The Court understands that lawyers are human, and all humans make mistakes. All lawyers deserve second chances, and the Court hopes that counsel here will take appropriate corrective measures going forward.
But appointing counsel here to represent the class is problematic. The Court has a fiduciary-like obligation towards those unnamed class members to determine that counsel is competent before appointing them to represent those class members who have no choice in the matter. While sanctioning counsel is one thing (addressed below), appointing counsel to represent unnamed class members is an affirmative step by the Court that creates issues going forward. For example, if the Court appoints these attorneys to represent the class and similar problems occur in the future that damage the class's interest, the Court will have a difficult time justifying its decision to an unhappy class member. Under the totality of these circumstances, the Court cannot appoint plaintiffs' counsel to represent the class.

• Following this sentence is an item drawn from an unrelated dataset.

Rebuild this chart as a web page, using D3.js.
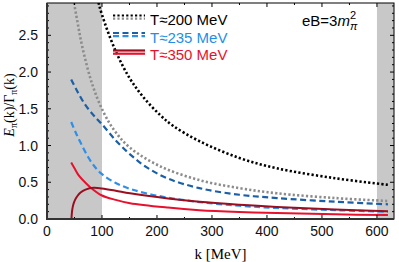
<!DOCTYPE html>
<html>
<head>
<meta charset="utf-8">
<script src="https://cdn.jsdelivr.net/npm/d3@7"></script>
<style>
  body { margin: 0; background: #fff; }
  svg { display: block; }
</style>
</head>
<body>
<div id="chart"></div>
<script>
// curves: k in MeV, value E/Gamma
const kBlack  = [85, 92, 100, 124, 150, 175, 205, 229, 277, 350, 418, 524, 620];
const vBlack  = [3.3, 3.0, 2.78, 2.3, 1.92, 1.66, 1.42, 1.27, 1.06, 0.83, 0.69, 0.555, 0.465];

const kGrey   = [44, 47, 55, 64, 82, 103, 125, 151, 205, 277, 350, 418, 524, 620];
const vGrey   = [3.3, 3.05, 2.7, 2.35, 1.84, 1.45, 1.18, 0.97, 0.72, 0.53, 0.42, 0.35, 0.285, 0.245];

const kDkBlue = [44, 55, 70, 85, 100, 125, 151, 180, 220, 277, 350, 418, 524, 620];
const vDkBlue = [1.9, 1.74, 1.55, 1.41, 1.29, 1.07, 0.88, 0.71, 0.55, 0.42, 0.33, 0.285, 0.235, 0.2];

const kLtBlue = [44, 52, 61, 75, 88, 100, 125, 151, 180, 220, 277, 350, 418, 524, 620];
const vLtBlue = [1.32, 1.18, 1.04, 0.84, 0.7, 0.61, 0.49, 0.41, 0.35, 0.29, 0.23, 0.18, 0.15, 0.12, 0.1];

const kDkRed  = [44.5, 45, 46, 48, 51, 55, 61, 70, 85, 100, 125, 151, 220, 277, 350, 418, 524, 620];
const vDkRed  = [0, 0.06, 0.13, 0.2, 0.26, 0.31, 0.36, 0.4, 0.425, 0.415, 0.385, 0.35, 0.28, 0.235, 0.195, 0.165, 0.13, 0.105];

const kRed    = [44, 50, 57, 65, 79, 100, 125, 151, 220, 277, 350, 418, 524, 620];
const vRed    = [0.77, 0.69, 0.6, 0.53, 0.43, 0.32, 0.26, 0.215, 0.155, 0.12, 0.095, 0.08, 0.064, 0.053];

const xTicks = [0, 100, 200, 300, 400, 500, 600];
const yTicks = [0, 0.5, 1, 1.5, 2, 2.5];
const legendLabels = ["T\u2248200 MeV", "T\u2248235 MeV", "T\u2248350 MeV"];
const bands = [[0, 100], [600, 640]];

const width = 399, height = 262;
const margin = {top: 3, right: 5, bottom: 43, left: 47};
const iw = width - margin.left - margin.right;
const ih = height - margin.top - margin.bottom;

const svg = d3.select("#chart").append("svg")
  .attr("width", width)
  .attr("height", height);

const x = d3.scaleLinear().domain([0, 631]).range([margin.left, margin.left + iw]);
const y = d3.scaleLinear().domain([0, 2.94]).range([margin.top + ih, margin.top]);

svg.append("clipPath").attr("id", "clip")
  .append("rect")
  .attr("x", margin.left).attr("y", margin.top)
  .attr("width", iw).attr("height", ih);

const plot = svg.append("g").attr("clip-path", "url(#clip)");

// shaded k ranges
plot.selectAll("rect.band")
  .data(bands)
  .join("rect")
  .attr("class", "band")
  .attr("x", d => x(d[0]))
  .attr("width", d => x(d[1]) - x(d[0]))
  .attr("y", margin.top)
  .attr("height", ih)
  .attr("fill", "#c8c8c8");

const line = d3.line()
  .x(d => x(d[0]))
  .y(d => y(d[1]))
  .curve(d3.curveCatmullRom.alpha(0.5));

const series = [
  {k: kGrey, v: vGrey, color: "#8c8c8c", dash: "2.2,2.2", w: 2.6},
  {k: kBlack, v: vBlack, color: "#000", dash: "2.2,2.2", w: 2.6},
  {k: kLtBlue, v: vLtBlue, color: "#2e8fe8", dash: "6,3.5", w: 2.2},
  {k: kDkBlue, v: vDkBlue, color: "#1b5fa6", dash: "6,3.5", w: 2.2},
  {k: kRed, v: vRed, color: "#e8112d", dash: null, w: 2},
  {k: kDkRed, v: vDkRed, color: "#9a0e20", dash: null, w: 2}
];

series.forEach(s => {
  plot.append("path")
    .datum(s.k.map((k, i) => [k, s.v[i]]))
    .attr("d", line)
    .attr("fill", "none")
    .attr("stroke", s.color)
    .attr("stroke-width", s.w)
    .attr("stroke-dasharray", s.dash);
});

// frame
svg.append("rect")
  .attr("x", margin.left).attr("y", margin.top)
  .attr("width", iw).attr("height", ih)
  .attr("fill", "none")
  .attr("stroke", "#000")
  .attr("stroke-width", 1);

// inward ticks, all four sides
const xMinor = d3.range(50, 631, 100);
const yMinor = d3.range(0, 2.94, 0.1).filter(v => Math.abs(v * 2 - Math.round(v * 2)) > 1e-6);

const tickG = svg.append("g").attr("stroke", "#000").attr("stroke-width", 1);
[[xTicks, 4], [xMinor, 2]].forEach(([ts, len]) => {
  ts.forEach(t => {
    tickG.append("line").attr("x1", x(t)).attr("x2", x(t))
      .attr("y1", margin.top + ih).attr("y2", margin.top + ih - len);
    tickG.append("line").attr("x1", x(t)).attr("x2", x(t))
      .attr("y1", margin.top).attr("y2", margin.top + len);
  });
});
[[yTicks, 4], [yMinor, 2]].forEach(([ts, len]) => {
  ts.forEach(t => {
    tickG.append("line").attr("y1", y(t)).attr("y2", y(t))
      .attr("x1", margin.left).attr("x2", margin.left + len);
    tickG.append("line").attr("y1", y(t)).attr("y2", y(t))
      .attr("x1", margin.left + iw).attr("x2", margin.left + iw - len);
  });
});

// thick left and bottom axes
svg.append("path")
  .attr("d", `M${margin.left},${margin.top}V${margin.top + ih}H${margin.left + iw}`)
  .attr("fill", "none")
  .attr("stroke", "#333")
  .attr("stroke-width", 2);

// tick labels
svg.append("g").selectAll("text")
  .data(xTicks)
  .join("text")
  .attr("x", d => x(d))
  .attr("y", margin.top + ih + 17)
  .attr("text-anchor", "middle")
  .style("font", "14px 'Liberation Sans', Arial, sans-serif")
  .attr("fill", "#111")
  .text(d => d);

svg.append("g").selectAll("text")
  .data(yTicks)
  .join("text")
  .attr("x", margin.left - 9)
  .attr("y", d => y(d) + 5)
  .attr("text-anchor", "end")
  .style("font", "14px 'Liberation Sans', Arial, sans-serif")
  .attr("fill", "#111")
  .text(d => d.toFixed(1));

// axis titles
svg.append("text")
  .attr("x", margin.left + iw / 2)
  .attr("y", 259)
  .attr("text-anchor", "middle")
  .style("font", "15px 'Liberation Serif', 'Times New Roman', serif")
  .text("k [MeV]");

const yl = svg.append("text")
  .attr("transform", "translate(14,105) rotate(-90)")
  .attr("text-anchor", "middle")
  .style("font", "14px 'Liberation Serif', 'Times New Roman', serif");
yl.append("tspan").style("font-style", "italic").text("E");
yl.append("tspan").attr("dy", 3).style("font-size", "10px").text("\u03c0");
yl.append("tspan").attr("dy", -3).text("(k)/\u0393");
yl.append("tspan").attr("dy", 3).style("font-size", "10px").text("\u03c0");
yl.append("tspan").attr("dy", -3).text("(k)");

// legend
const legendColors = [["#000", "#8c8c8c"], ["#1b5fa6", "#2e8fe8"], ["#9a0e20", "#e8112d"]];
const legendDash = ["2.2,2.2", "6,3.5", null];
const legendText = ["#000", "#1e8fe8", "#e8112d"];
const lg = svg.append("g");
legendLabels.forEach((lab, i) => {
  const cy = 17 + i * 17.5;
  legendColors[i].forEach((c, j) => {
    lg.append("line")
      .attr("x1", 113).attr("x2", 145)
      .attr("y1", cy - 1.5 + j * 3.2).attr("y2", cy - 1.5 + j * 3.2)
      .attr("stroke", c)
      .attr("stroke-width", 2.2)
      .attr("stroke-dasharray", legendDash[i]);
  });
  lg.append("text")
    .attr("x", 150)
    .attr("y", cy + 8)
    .style("font", "15px 'Liberation Sans', Arial, sans-serif")
    .attr("fill", legendText[i])
    .text(lab);
});

// field strength note
const eb = svg.append("text")
  .attr("x", 302)
  .attr("y", 26)
  .style("font", "15px 'Liberation Sans', Arial, sans-serif");
eb.append("tspan").text("eB=3");
eb.append("tspan").style("font-style", "italic").text("m");
eb.append("tspan").attr("dy", -7).style("font-size", "11px").text("2");
eb.append("tspan").attr("dx", -6).attr("dy", 11).style("font-size", "11px").style("font-style", "italic").text("\u03c0");
</script>
</body>
</html>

The court allowed the named plaintiffs time to retain new counsel if they "want to continue prosecuting the case as a putative class action." It also ordered counsel to
[A] Provide a copy of this Order to the Plaintiffs;
[B] Within 30 days, file and serve a copy of this Order in all other actions currently pending in the Alameda County Superior Court in any department in which any one of Plaintiffs' counsel is an attorney of record; and
[C] Review all papers filed in the Alameda County Superior Court in any currently pending action in which Plaintiffs' counsel used the same "tool" that resulted in the misrepresentations here and to file corrected pleadings if necessary by May 1, 2025.
It declined, however, to impose further sanctions on the lawyers, because "[t]here has already been a significant professional and monetary consequence," including that Ms. Le "is no longer with Clarkson Law Firm, P.C." and the three relevant firms "will not get an award of fees from this Court for any of the work they performed in this case."